Given my view of the causes of the decline of newspapers, broadcast TV, and radio, trying to save those media by preventing mergers is pointless. Big media is failing, not succeeding. As an economist, I say let it fail.
People’s use of media is changing. Newspapers are in a steady decline before they drop off the cliff of an inflection point. The networks are living on borrowed time. The recording industry is circling the wagons. And radio is in chaos.
Yet, none of these media are going away. They’re going to be savagely restructured, find new audiences, dramatically alter their value chains, and generally change into something we can’t even anticipate.
No one is trying to prevent the “failure” of existing media businesses. On the contrary, the fight against media concentration is a fight to preserve a competitive market from becoming an oligopoly of protected franchises.
I’d rather have thousands of individual media outlets desperately seeking new markets and ideas, rather than six big companies struggling to find synergy where none exists by stripping the media of assets and talent, using “convergence” as an excuse for eliminating local production, using the media they own to subsidize their other failing businesses, and generally managing our media as a dying cash cow.
Finally someone has noticed what the real issue is. My “hats off to you”. Its not about a TV station owning a newspaper so they can sell more tires…who cares? Its about the ability to “get in the game”. If you cant get spectrum …regardless of where it is….if you cant get distribution..period…no one can find you. The big guys dont have to physically prevent you from gaining distribution….they have lawyers who can do it faster, cheaper or more discreetly than they can. “lets just lobby” that idea away…ever take the time to understand who negotiated the royalty rights for Internet Radio?
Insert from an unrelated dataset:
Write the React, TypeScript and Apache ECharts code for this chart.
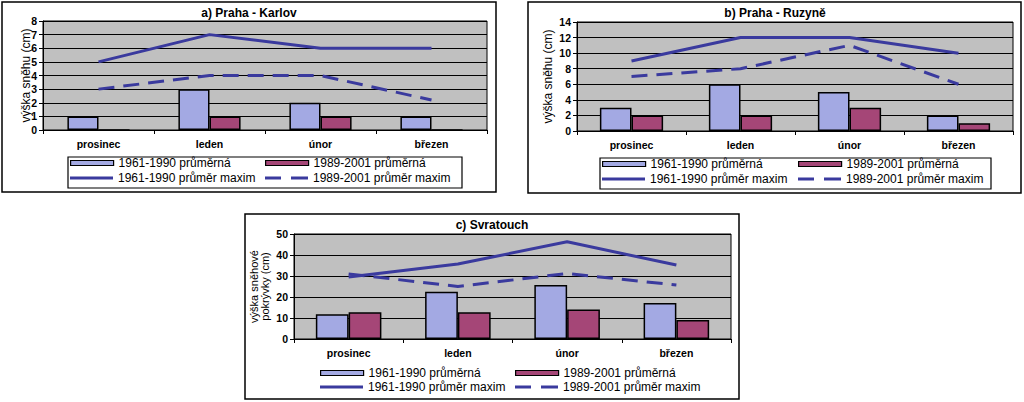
import React, { useEffect, useRef } from "react";
import * as echarts from "echarts";

const categories = ["prosinec", "leden", "únor", "březen"];
const seriesNames = [
  "1961-1990 průměrná",
  "1989-2001 průměrná",
  "1961-1990 průměr maxim",
  "1989-2001 průměr maxim",
];

// a) Praha - Karlov
const karlovAvg6190 = [1, 3, 2, 1];
const karlovAvg8901 = [0, 1, 1, 0];
const karlovMax6190 = [5, 7, 6, 6];
const karlovMax8901 = [3, 4, 4, 2.2];

// b) Praha - Ruzyně
const ruzyneAvg6190 = [3, 6, 5, 2];
const ruzyneAvg8901 = [2, 2, 3, 1];
const ruzyneMax6190 = [9, 12, 12, 10];
const ruzyneMax8901 = [7, 8, 11, 6];

// c) Svratouch
const svratAvg6190 = [11.8, 22.5, 25.7, 17.1];
const svratAvg8901 = [12.7, 12.7, 14.1, 9];
const svratMax6190 = [29.5, 35.7, 46.3, 35.2];
const svratMax8901 = [31, 25, 31.2, 25.7];

const titles = ["a) Praha - Karlov", "b) Praha - Ruzyně", "c) Svratouch"];
const yNames = ["výška sněhu (cm)", "výška sněhu (cm)", "výška sněhové\npokrývky (cm)"];
const yMax = [8, 14, 50];
const yInterval = [1, 2, 10];

const FONT = "'Liberation Sans', Arial, sans-serif";
const BAR1 = "#a3a9e3";
const BAR2 = "#a54677";
const LINE = "#3a3a9e";
const PLOT_BG = "#c0c0c0";
const DASH_ICON = "path://M0 0H16V3H0Z M26 0H43V3H26Z";

const panels = [
  {
    data: [karlovAvg6190, karlovAvg8901, karlovMax6190, karlovMax8901],
    grid: { left: 43, top: 21, width: 444, height: 109 },
    frame: { x: 2, y: 2, width: 494, height: 190 },
    titleX: 249, titleTop: 7,
    nameGap: 12,
    gap: "44%",
    legendCols: [70, 265], legendRows: [163, 178],
    legendBox: { x: 68, y: 157, width: 394, height: 31 },
  },
  {
    data: [ruzyneAvg6190, ruzyneAvg8901, ruzyneMax6190, ruzyneMax8901],
    grid: { left: 577, top: 22, width: 436, height: 109 },
    frame: { x: 528, y: 2, width: 493, height: 191 },
    titleX: 775, titleTop: 7,
    nameGap: 24,
    gap: "42%",
    legendCols: [602, 798], legendRows: [164, 179],
    legendBox: { x: 600, y: 158, width: 391, height: 31 },
  },
  {
    data: [svratAvg6190, svratAvg8901, svratMax6190, svratMax8901],
    grid: { left: 294, top: 234, width: 437, height: 105 },
    frame: { x: 245, y: 214, width: 494, height: 185 },
    titleX: 492, titleTop: 219,
    nameGap: 24,
    gap: "40%",
    legendCols: [320, 515], legendRows: [373, 387],
    legendBox: null as null | { x: number; y: number; width: number; height: number },
  },
];

function buildOption() {
  const grid: any[] = [];
  const xAxis: any[] = [];
  const yAxis: any[] = [];
  const series: any[] = [];
  const title: any[] = [];
  const legend: any[] = [];
  const graphic: any[] = [];

  panels.forEach((p, i) => {
    grid.push({
      ...p.grid,
      show: true,
      backgroundColor: PLOT_BG,
      borderColor: "#000",
      borderWidth: 1,
      containLabel: false,
    });
    xAxis.push({
      type: "category",
      gridIndex: i,
      data: categories,
      boundaryGap: true,
      axisLine: { show: true, lineStyle: { color: "#000", width: 1 } },
      axisTick: { show: true, length: 4, inside: false, alignWithLabel: false, lineStyle: { color: "#000" } },
      axisLabel: { margin: 8, color: "#000", fontSize: 10.5, fontWeight: "bold", fontFamily: FONT },
      splitLine: { show: false },
    });
    yAxis.push({
      type: "value",
      gridIndex: i,
      min: 0,
      max: yMax[i],
      interval: yInterval[i],
      name: yNames[i],
      nameLocation: "middle",
      nameRotate: 90,
      nameGap: p.nameGap,
      nameMoveOverlap: false,
      nameTextStyle: {
        color: "#000",
        fontSize: i === 2 ? 11 : 12,
        lineHeight: 11,
        fontFamily: FONT,
      },
      axisLine: { show: true, lineStyle: { color: "#000", width: 1 } },
      axisTick: { show: true, length: 4, inside: false, lineStyle: { color: "#000" } },
      axisLabel: { margin: 6, color: "#000", fontSize: 10.5, fontWeight: "bold", fontFamily: FONT },
      splitLine: { show: true, lineStyle: { color: "#000", width: 1 } },
    });

    const [a1, a2, m1, m2] = p.data;
    series.push(
      {
        name: seriesNames[0],
        type: "bar",
        xAxisIndex: i,
        yAxisIndex: i,
        data: a1,
        barGap: "0%",
        barCategoryGap: p.gap,
        itemStyle: { color: BAR1, borderColor: "#000", borderWidth: 1.5 },
      },
      {
        name: seriesNames[1],
        type: "bar",
        xAxisIndex: i,
        yAxisIndex: i,
        data: a2,
        barGap: "0%",
        barCategoryGap: p.gap,
        itemStyle: { color: BAR2, borderColor: "#000", borderWidth: 1.5 },
      },
      {
        name: seriesNames[2],
        type: "line",
        xAxisIndex: i,
        yAxisIndex: i,
        data: m1,
        symbol: "none",
        lineStyle: { color: LINE, width: 3, type: "solid" },
        itemStyle: { color: LINE },
        z: 5,
      },
      {
        name: seriesNames[3],
        type: "line",
        xAxisIndex: i,
        yAxisIndex: i,
        data: m2,
        symbol: "none",
        lineStyle: { color: LINE, width: 3, type: [16, 9] },
        itemStyle: { color: LINE },
        z: 5,
      }
    );

    title.push({
      text: titles[i],
      left: p.titleX,
      top: p.titleTop,
      textAlign: "center",
      padding: 0,
      textStyle: { color: "#000", fontSize: 12, fontWeight: "bold", fontFamily: FONT },
    });

    const order: [number, number, number][] = [
      [0, 0, 0],
      [1, 1, 0],
      [2, 0, 1],
      [3, 1, 1],
    ];
    order.forEach(([si, col, row]) => {
      const isBar = si < 2;
      legend.push({
        data: [{ name: seriesNames[si], icon: isBar ? "rect" : si === 2 ? "rect" : DASH_ICON }],
        left: p.legendCols[col],
        top: p.legendRows[row] - 7,
        padding: 0,
        itemWidth: 43,
        itemHeight: isBar ? 5 : 3,
        itemGap: 0,
        selectedMode: false,
        itemStyle: isBar
          ? { borderColor: "#000", borderWidth: 1.2 }
          : { color: LINE, borderWidth: 0 },
        textStyle: { color: "#000", fontSize: 12, lineHeight: 14, fontFamily: FONT },
      });
    });

    graphic.push({
      type: "rect",
      shape: { ...p.frame },
      style: { fill: "none", stroke: "#000", lineWidth: 1.5 },
      silent: true,
      z: 0,
    });
    if (p.legendBox) {
      graphic.push({
        type: "rect",
        shape: { ...p.legendBox },
        style: { fill: "none", stroke: "#000", lineWidth: 1.2 },
        silent: true,
        z: 0,
      });
    }
  });

  return {
    animation: false,
    backgroundColor: "#fff",
    grid,
    xAxis,
    yAxis,
    series,
    title,
    legend,
    graphic,
  };
}

export default function App() {
  const ref = useRef<HTMLDivElement>(null);
  useEffect(() => {
    if (!ref.current) return;
    const chart = echarts.init(ref.current, undefined, { renderer: "svg" });
    chart.setOption(buildOption() as any);
    return () => chart.dispose();
  }, []);
  return (
    <div
      ref={ref}
      style={{ position: "absolute", left: 0, top: 0, width: 1024, height: 402 }}
    />
  );
}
Would you believe it was Clear Channel? Check it out….look behind the effort and see whos name comes up over and over…..coincedence? You be the judge…Ever heard of a company called TimeDomain or a technology called ultra wide band http://www.timedomain.com …..could solve alot of frequency space problems…but guess what? They seem to have a very difficult time getting permission from the FCC to “get in the game” …wonder why? I dont….the economics of programming are changing drastically and these big companies are being crushed by their own weight…protecting them now only serves to eliminate to potential for any new ones to emerge…plus it kills job creation…wonder it our Prez ever thought about that?